** begin Source material **

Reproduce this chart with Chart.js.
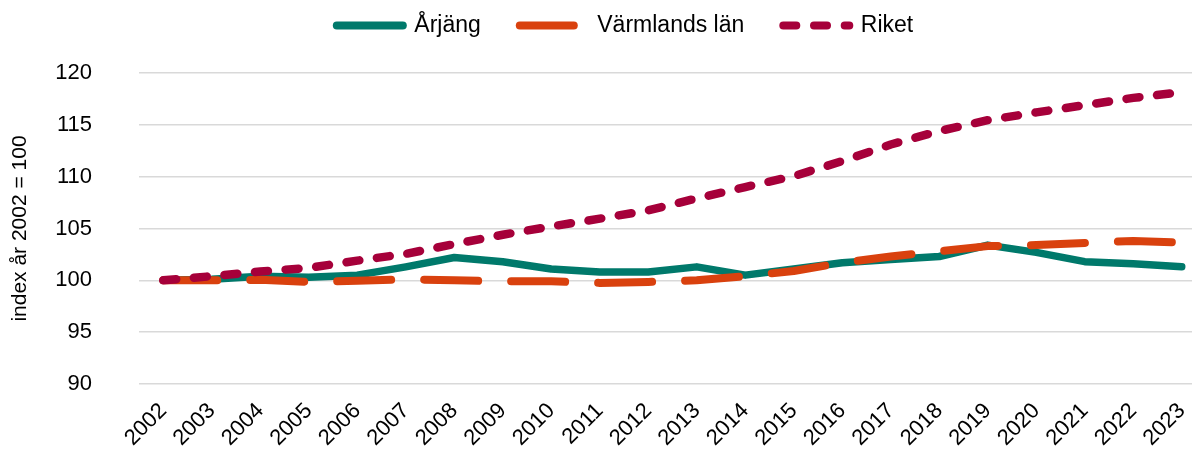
<!DOCTYPE html>
<html>
<head>
<meta charset="utf-8">
<script src="https://cdn.jsdelivr.net/npm/chart.js@4.4.1/dist/chart.umd.min.js"></script>
<style>
  html, body { margin: 0; padding: 0; background: #fff; overflow: hidden; }
  #wrap { position: relative; width: 1248px; height: 453px; }
</style>
</head>
<body>
<div id="wrap"><canvas id="c"></canvas></div>
<script>
const years = ['2002','2003','2004','2005','2006','2007','2008','2009','2010','2011','2012','2013','2014','2015','2016','2017','2018','2019','2020','2021','2022','2023'];
const arjang   = [100, 100.1, 100.4, 100.3, 100.5, 101.3, 102.2, 101.8, 101.1, 100.8, 100.8, 101.3, 100.5, 101.1, 101.7, 102.0, 102.3, 103.4, 102.7, 101.8, 101.6, 101.3];
const varmland = [100, 100.0, 100.05, 99.85, 99.95, 100.1, 100.0, 99.9, 99.9, 99.75, 99.85, 100.0, 100.4, 100.9, 101.7, 102.3, 102.8, 103.3, 103.4, 103.6, 103.8, 103.65];
const riket    = [100, 100.4, 100.85, 101.2, 101.9, 102.55, 103.5, 104.4, 105.2, 105.95, 106.75, 107.9, 109.0, 110.05, 111.5, 113.1, 114.4, 115.45, 116.2, 116.9, 117.6, 118.15];
const seriesNames = ['Årjäng', 'Värmlands län', 'Riket'];
const yTitle = 'index år 2002 = 100';

const FONT = "'Liberation Sans', Arial, sans-serif";
const LEGEND_H = 73;
const LEGEND_DX = 22;
const LEGEND_DY = -25;

const tweak = {
  id: 'tweak',
  beforeUpdate(chart) {
    const lg = chart.legend;
    if (lg && !lg._patched) {
      const orig = lg.fit;
      lg.fit = function () { orig.call(this); this.height = LEGEND_H; };
      lg._patched = true;
    }
  },
  afterLayout(chart) {
    const lg = chart.legend;
    if (!lg) return;
    lg.top += LEGEND_DY; lg.bottom += LEGEND_DY;
    lg.left += LEGEND_DX; lg.right += LEGEND_DX;
  }
};

new Chart(document.getElementById('c'), {
  type: 'line',
  data: {
    labels: years,
    datasets: [
      { label: seriesNames[0], data: arjang, borderColor: '#00796B', backgroundColor: '#00796B',
        borderWidth: 7.5, pointRadius: 0, tension: 0, borderCapStyle: 'round', borderJoinStyle: 'round', order: 2 },
      { label: seriesNames[1], data: varmland, borderColor: '#D9410E', backgroundColor: '#D9410E',
        borderWidth: 8, borderDash: [54, 33], pointRadius: 0, tension: 0, borderCapStyle: 'round', borderJoinStyle: 'round', order: 1 },
      { label: seriesNames[2], data: riket, borderColor: '#A6003A', backgroundColor: '#A6003A',
        borderWidth: 8.5, borderDash: [13, 17.7], pointRadius: 0, tension: 0, borderCapStyle: 'round', borderJoinStyle: 'round', order: 0 }
    ]
  },
  options: {
    responsive: true,
    maintainAspectRatio: false,
    animation: false,
    layout: { padding: { left: 0, right: 42, top: 0, bottom: 0 } },
    plugins: {
      tooltip: { enabled: false },
      legend: {
        position: 'top',
        align: 'center',
        labels: {
          usePointStyle: true,
          pointStyleWidth: 66,
          padding: 39,
          color: '#000',
          font: { family: FONT, size: 23 },
          generateLabels: (chart) => chart.data.datasets.map((ds, i) => ({
            text: ds.label,
            fillStyle: ds.borderColor,
            strokeStyle: ds.borderColor,
            lineWidth: 8,
            lineDash: ds.borderDash || [],
            lineCap: 'round',
            pointStyle: 'line',
            rotation: 180,
            fontColor: '#000',
            hidden: false,
            datasetIndex: i
          }))
        }
      }
    },
    scales: {
      x: {
        type: 'category',
        offset: true,
        grid: { display: false },
        border: { display: false },
        ticks: { minRotation: 45, maxRotation: 45, autoSkip: false, color: '#000', padding: 6,
                 font: { family: FONT, size: 22 } },
        afterFit: (s) => { s.height = 69; }
      },
      y: {
        min: 90, max: 120,
        grid: { color: '#D9D9D9', lineWidth: 1.5, drawTicks: false },
        border: { display: false },
        ticks: { stepSize: 5, padding: 47, color: '#000', font: { family: FONT, size: 22 } },
        title: { display: true, text: yTitle, color: '#000', font: { family: FONT, size: 21 }, padding: { top: 8, bottom: 0 } },
        afterFit: (s) => { s.width = 139; }
      }
    }
  },
  plugins: [tweak]
});
</script>
</body>
</html>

** end Source material **

Quote the preceding listing precisely and completely, omitting its images.

Reproduce this chart with Chart.js.
<!DOCTYPE html>
<html>
<head>
<meta charset="utf-8">
<script src="https://cdn.jsdelivr.net/npm/chart.js@4.4.1/dist/chart.umd.min.js"></script>
<style>
  html, body { margin: 0; padding: 0; background: #fff; overflow: hidden; }
  #wrap { position: relative; width: 1248px; height: 453px; }
</style>
</head>
<body>
<div id="wrap"><canvas id="c"></canvas></div>
<script>
const years = ['2002','2003','2004','2005','2006','2007','2008','2009','2010','2011','2012','2013','2014','2015','2016','2017','2018','2019','2020','2021','2022','2023'];
const arjang   = [100, 100.1, 100.4, 100.3, 100.5, 101.3, 102.2, 101.8, 101.1, 100.8, 100.8, 101.3, 100.5, 101.1, 101.7, 102.0, 102.3, 103.4, 102.7, 101.8, 101.6, 101.3];
const varmland = [100, 100.0, 100.05, 99.85, 99.95, 100.1, 100.0, 99.9, 99.9, 99.75, 99.85, 100.0, 100.4, 100.9, 101.7, 102.3, 102.8, 103.3, 103.4, 103.6, 103.8, 103.65];
const riket    = [100, 100.4, 100.85, 101.2, 101.9, 102.55, 103.5, 104.4, 105.2, 105.95, 106.75, 107.9, 109.0, 110.05, 111.5, 113.1, 114.4, 115.45, 116.2, 116.9, 117.6, 118.15];
const seriesNames = ['Årjäng', 'Värmlands län', 'Riket'];
const yTitle = 'index år 2002 = 100';

const FONT = "'Liberation Sans', Arial, sans-serif";
const LEGEND_H = 73;
const LEGEND_DX = 22;
const LEGEND_DY = -25;

const tweak = {
  id: 'tweak',
  beforeUpdate(chart) {
    const lg = chart.legend;
    if (lg && !lg._patched) {
      const orig = lg.fit;
      lg.fit = function () { orig.call(this); this.height = LEGEND_H; };
      lg._patched = true;
    }
  },
  afterLayout(chart) {
    const lg = chart.legend;
    if (!lg) return;
    lg.top += LEGEND_DY; lg.bottom += LEGEND_DY;
    lg.left += LEGEND_DX; lg.right += LEGEND_DX;
  }
};

new Chart(document.getElementById('c'), {
  type: 'line',
  data: {
    labels: years,
    datasets: [
      { label: seriesNames[0], data: arjang, borderColor: '#00796B', backgroundColor: '#00796B',
        borderWidth: 7.5, pointRadius: 0, tension: 0, borderCapStyle: 'round', borderJoinStyle: 'round', order: 2 },
      { label: seriesNames[1], data: varmland, borderColor: '#D9410E', backgroundColor: '#D9410E',
        borderWidth: 8, borderDash: [54, 33], pointRadius: 0, tension: 0, borderCapStyle: 'round', borderJoinStyle: 'round', order: 1 },
      { label: seriesNames[2], data: riket, borderColor: '#A6003A', backgroundColor: '#A6003A',
        borderWidth: 8.5, borderDash: [13, 17.7], pointRadius: 0, tension: 0, borderCapStyle: 'round', borderJoinStyle: 'round', order: 0 }
    ]
  },
  options: {
    responsive: true,
    maintainAspectRatio: false,
    animation: false,
    layout: { padding: { left: 0, right: 42, top: 0, bottom: 0 } },
    plugins: {
      tooltip: { enabled: false },
      legend: {
        position: 'top',
        align: 'center',
        labels: {
          usePointStyle: true,
          pointStyleWidth: 66,
          padding: 39,
          color: '#000',
          font: { family: FONT, size: 23 },
          generateLabels: (chart) => chart.data.datasets.map((ds, i) => ({
            text: ds.label,
            fillStyle: ds.borderColor,
            strokeStyle: ds.borderColor,
            lineWidth: 8,
            lineDash: ds.borderDash || [],
            lineCap: 'round',
            pointStyle: 'line',
            rotation: 180,
            fontColor: '#000',
            hidden: false,
            datasetIndex: i
          }))
        }
      }
    },
    scales: {
      x: {
        type: 'category',
        offset: true,
        grid: { display: false },
        border: { display: false },
        ticks: { minRotation: 45, maxRotation: 45, autoSkip: false, color: '#000', padding: 6,
                 font: { family: FONT, size: 22 } },
        afterFit: (s) => { s.height = 69; }
      },
      y: {
        min: 90, max: 120,
        grid: { color: '#D9D9D9', lineWidth: 1.5, drawTicks: false },
        border: { display: false },
        ticks: { stepSize: 5, padding: 47, color: '#000', font: { family: FONT, size: 22 } },
        title: { display: true, text: yTitle, color: '#000', font: { family: FONT, size: 21 }, padding: { top: 8, bottom: 0 } },
        afterFit: (s) => { s.width = 139; }
      }
    }
  },
  plugins: [tweak]
});
</script>
</body>
</html>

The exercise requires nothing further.